Il sindaco di Gerusalemme Ehud Olmert ritto con aria sconsolata 
sull'ennesimo marciapiede bagnato di sangue non cerca come si fa in 
genere 
di consolare i suoi concittadini: « Non c'è modo di evitare il terrore 
in 
modo assoluto - dice - le nostre forze dell'ordine si battono 
disperatamente, ma siamo in guerra, non è umanamente possibile 
fermare 
questa ondata quotidiana di attentati. Ai miei cittadini quindi non 
annuncio 
la calma: li lodo per il loro coraggio di aprire i negozi, 
passeggiare, 
reagire buttandosi contro il terrorista come hanno fatto anche oggi» . 
I 
negozianti infatti raccontano che nei pochi secondi intercorsi fra il 
primo 
sparo e l'arrivo dei poliziotti, la gente è corsa: molti a mani nude 
a 
cercare di fermare il terrorista, altri invece con un'arma, molti 
cadendo 
feriti.
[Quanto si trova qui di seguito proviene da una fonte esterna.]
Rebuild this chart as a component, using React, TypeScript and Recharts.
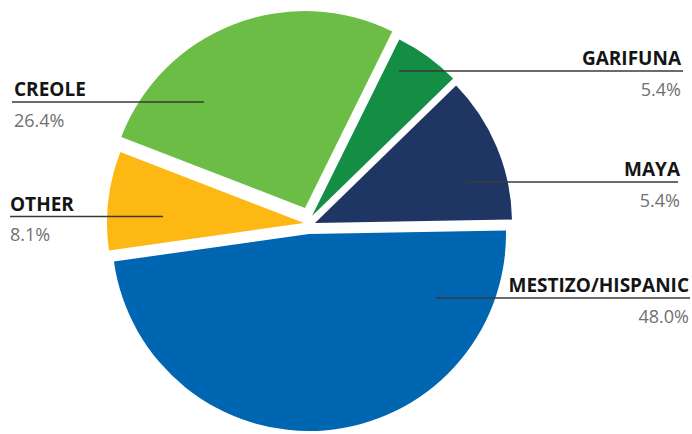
import React from "react";
import { PieChart, Pie, Cell } from "recharts";

document.body.style.margin = "0";

// slice order, counter-clockwise from 3 o'clock
const names = ["MAYA", "GARIFUNA", "CREOLE", "OTHER", "MESTIZO/HISPANIC"];
const values = [12.0, 5.4, 26.4, 8.1, 48.0];
const pctLabels = ["5.4%", "5.4%", "26.4%", "8.1%", "48.0%"];
const colors = ["#1f3563", "#138e44", "#6cbd45", "#fdb813", "#0066b1"];

const data = names.map((name, i) => ({ name, value: values[i] }));

const W = 692;
const H = 434;
const CX = 309;
const CY = 222;
const R = 197;
const START = 1;

// exploded offset of each slice from the common centre
const offsets = [
  [6, 1],
  [3, -6],
  [-4, -14],
  [-5, 1],
  [0, 12],
];

// leader line + text placement
const labelLayout = [
  { y: 182, x1: 466, x2: 678, tx: 680, anchor: "end" },
  { y: 71, x1: 399, x2: 683, tx: 681, anchor: "end" },
  { y: 102, x1: 12, x2: 204, tx: 14, anchor: "start" },
  { y: 216.5, x1: 10, x2: 163, tx: 10, anchor: "start" },
  { y: 298, x1: 436, x2: 690, tx: 689, anchor: "end" },
];

const renderLabel = (i: number) => {
  const l = labelLayout[i];
  return (
    <g>
      <line x1={l.x1} x2={l.x2} y1={l.y} y2={l.y} stroke="#3a3a3a" strokeWidth={1.5} />
      <text
        x={l.tx}
        y={l.y - 6}
        textAnchor={l.anchor as any}
        fontFamily="Open Sans"
        fontWeight={700}
        fontSize={19}
        fill="#151515"
      >
        {names[i]}
      </text>
      <text
        x={l.tx}
        y={l.y + 24.5}
        textAnchor={l.anchor as any}
        fontFamily="Open Sans"
        fontWeight={400}
        fontSize={18}
        fill="#707173"
      >
        {pctLabels[i]}
      </text>
    </g>
  );
};

const App = () => {
  return (
    <div style={{ width: W, height: H, background: "#fff" }}>
      <PieChart width={W} height={H} margin={{ top: 0, right: 0, bottom: 0, left: 0 }}>
        {names.map((n, i) => (
          <Pie
            key={n}
            data={data}
            dataKey="value"
            nameKey="name"
            cx={CX + offsets[i][0]}
            cy={CY + offsets[i][1]}
            innerRadius={0}
            outerRadius={R}
            startAngle={START}
            endAngle={START + 360}
            stroke="none"
            labelLine={false}
            label={(p: any) => (p.index === i ? renderLabel(i) : null)}
            isAnimationActive={false}
          >
            {data.map((d, j) => (
              <Cell
                key={d.name}
                fill={colors[j]}
                fillOpacity={j === i ? 1 : 0}
              />
            ))}
          </Pie>
        ))}
      </PieChart>
    </div>
  );
};

export default App;
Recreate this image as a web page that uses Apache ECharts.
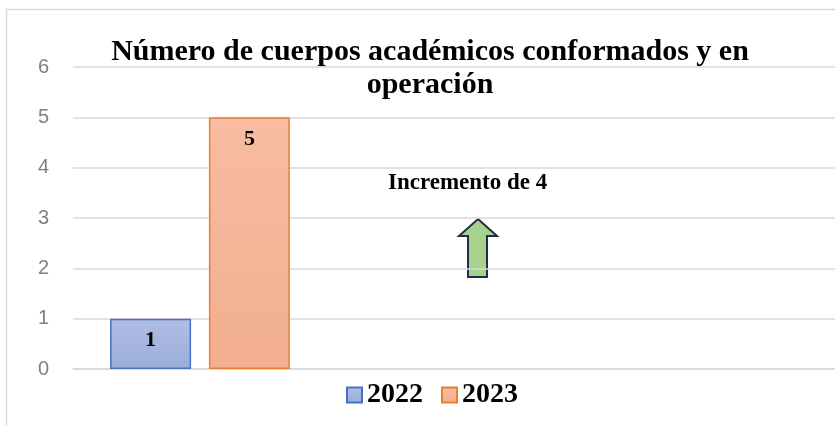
<!DOCTYPE html>
<html>
<head>
<meta charset="utf-8">
<script src="https://cdn.jsdelivr.net/npm/echarts@6/dist/echarts.min.js"></script>
<style>html,body{margin:0;padding:0;background:#fff}#c{width:835px;height:425px}</style>
</head>
<body>
<div id="c"></div>
<script>
var categories = ['Cuerpos académicos', '', ''];
var values2022 = [1, null, null];
var values2023 = [5, null, null];
var seriesNames = ['2022', '2023'];
var titleText = 'Número de cuerpos académicos conformados y en\noperación';
var noteText = 'Incremento de 4';

var chart = echarts.init(document.getElementById('c'));
var serif = '"Liberation Serif", "Times New Roman", serif';
var labelStyle = {show: true, position: 'insideTop', distance: 11, color: '#000', fontFamily: serif, fontWeight: 'bold', fontSize: 22};
chart.setOption({
  animation: false,
  backgroundColor: '#fff',
  title: {
    text: titleText, left: 425, top: 31, textAlign: 'center',
    textStyle: {fontFamily: serif, fontWeight: 'bold', fontSize: 30, lineHeight: 32.5, color: '#000'}
  },
  legend: {
    data: seriesNames, left: 341, top: 376, itemWidth: 15, itemHeight: 15, itemGap: 18, icon: 'rect',
    textStyle: {fontFamily: serif, fontWeight: 'bold', fontSize: 28, color: '#000'}
  },
  grid: {left: 73, right: 0, top: 67, bottom: 56},
  xAxis: {
    type: 'category', data: categories,
    axisLine: {lineStyle: {color: '#d9d9d9', width: 1.5}}, axisTick: {show: false}, axisLabel: {show: false}
  },
  yAxis: {
    type: 'value', min: 0, max: 6, interval: 1,
    axisLine: {show: false}, axisTick: {show: false},
    axisLabel: {margin: 24, color: '#7f7f7f', fontSize: 20, fontFamily: '"Liberation Sans", Arial, sans-serif'},
    splitLine: {lineStyle: {color: '#d9d9d9', width: 1.5}}
  },
  series: [
    {name: seriesNames[0], type: 'bar', data: values2022, barWidth: 81, barGap: '22%',
     itemStyle: {color: new echarts.graphic.LinearGradient(0,0,0,1,[{offset:0,color:'#afbee4'},{offset:1,color:'#9aacd9'}]), borderColor: '#4472c4', borderWidth: 1.5},
     label: labelStyle},
    {name: seriesNames[1], type: 'bar', data: values2023, barWidth: 81,
     itemStyle: {color: new echarts.graphic.LinearGradient(0,0,0,1,[{offset:0,color:'#f7bca2'},{offset:1,color:'#f2ae90'}]), borderColor: '#ed7d31', borderWidth: 1.5},
     label: labelStyle}
  ],
  graphic: [
    {type: 'rect', shape: {x: 6.5, y: 9.5, width: 1000, height: 1000}, style: {fill: 'none', stroke: '#d9d9d9', lineWidth: 1.5}, silent: true, z: -1},
    {type: 'text', left: 388, top: 172, style: {text: noteText, fontFamily: serif, fontWeight: 'bold', fontSize: 23, fill: '#000'}},
    {type: 'polygon', shape: {points: [[478,219],[497,236],[487,236],[487,277],[468,277],[468,236],[459,236]]},
     style: {fill: '#a9d18e', stroke: '#1f2d4d', lineWidth: 2}}
  ]
});
</script>
</body>
</html>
Poi la polizia, giunta molto rapidamente l'ha fermato mentre 
cercava 
di sfuggire in un vicolo laterale. 
« Il terrorista seguitava a sparare - racconta quasi svenuta una donna 
pallida - Le pallottole colpivano i manichini qui dentro il negozio 
di 
vestiti, mi sono andata a chiudere con altre donne dentro il bagno, 
cercavamo di mettere il paletto, ma non ci riuscivamo per la paura. 
Ho 
gridato verso il Cielo: Signore, proteggi i miei bambini. Ero sicura 
che 
sarei morta» . Le pallottole sono rimaste infilate nelle teste e nei 
vestiti 
dei manichini dietro la vetrina ormai tutta buchi e spunzoni del 
negozio 
Coresh, fra i giornali del minimarket, sotto il banco dell'ufficio di 
cambio, fra le cassette e gli strumenti musicali, fra le bottiglie 
dello 
« shopping center» , un cimitero di merci bucate nei soliti negozi del 
centro 
di Gerusalemme, ancora una volta. Una ragazza araba israeliana di Abu 
Gosh 
che stanno portando all'ospedale, piange: « Come può un essere umano 
fare una 
cosa del genere!» , seguita a ripetere. 
Il triangolo della morte, cominciano a chiamarlo tutti i giornalisti, 
e non 
si confà un nome così al centro di una città capitale, una delle più 
famose 
alla storia umana. L'enormità dell'ondata terroristica ha come 
pendant gli 
interventi dell'esercito israeliano nelle città dell'Autonomia 
palestinese. 
Da una parte il governo israeliano spiega che è costretto a entrarci 
per 
prendere da sola i terroristi che Arafat si rifiuta di fermare; 
dall'altra 
parte i palestinesi, sempre più assediati, furiosi per gli arresti e 
le 
eliminazioni che l'esercito israeliano compie illuso di fermare gli 
attacchi 
terroristici, vedono moltiplicarsi senza fine il numero delle persone 
che 
vogliono fare la fine dello « shahid» . In Israele la polemica infuria 
in 
queste ore successive all'attacco terroristico di via Jaffa: non 
serve 
dunque a nulla entrare nell'Autonomia con i carri armati, distruggere 
i 
simboli di Arafat? Se gli attentati continuano, ciò vuol dire che la 
strategia di Sharon è sbagliata. 
Così scrivono i commentatori e esclama l'opposizione; il governo 
risponde 
che fa del suo meglio per colpire solo i terroristi, e lasciare da 
parte i 
civili. Ma la crisi peggiora di giorno in giorno: le organizzazioni 
che 
portano ormai le azioni terroriste dentro la Linea Verde, sono Hamas, 
la 
Jihad e anche, in forze, il Fatah nelle sue organizzazioni di base 
armate. 
Il numero dei terroristi suicidi è ormai praticamente senza fine. La 
tecnica 
di Sharon di mettere Arafat al bando non ha aumentato la sicurezza 
dei 
cittadini israeliani. Arafat appare sempre più estremo e comunque 
deciso a 
durare. Ormai non si compiono più azioni puntuali, né da parte 
palestinese 
né da parte israeliana: è in corso una vera guerra.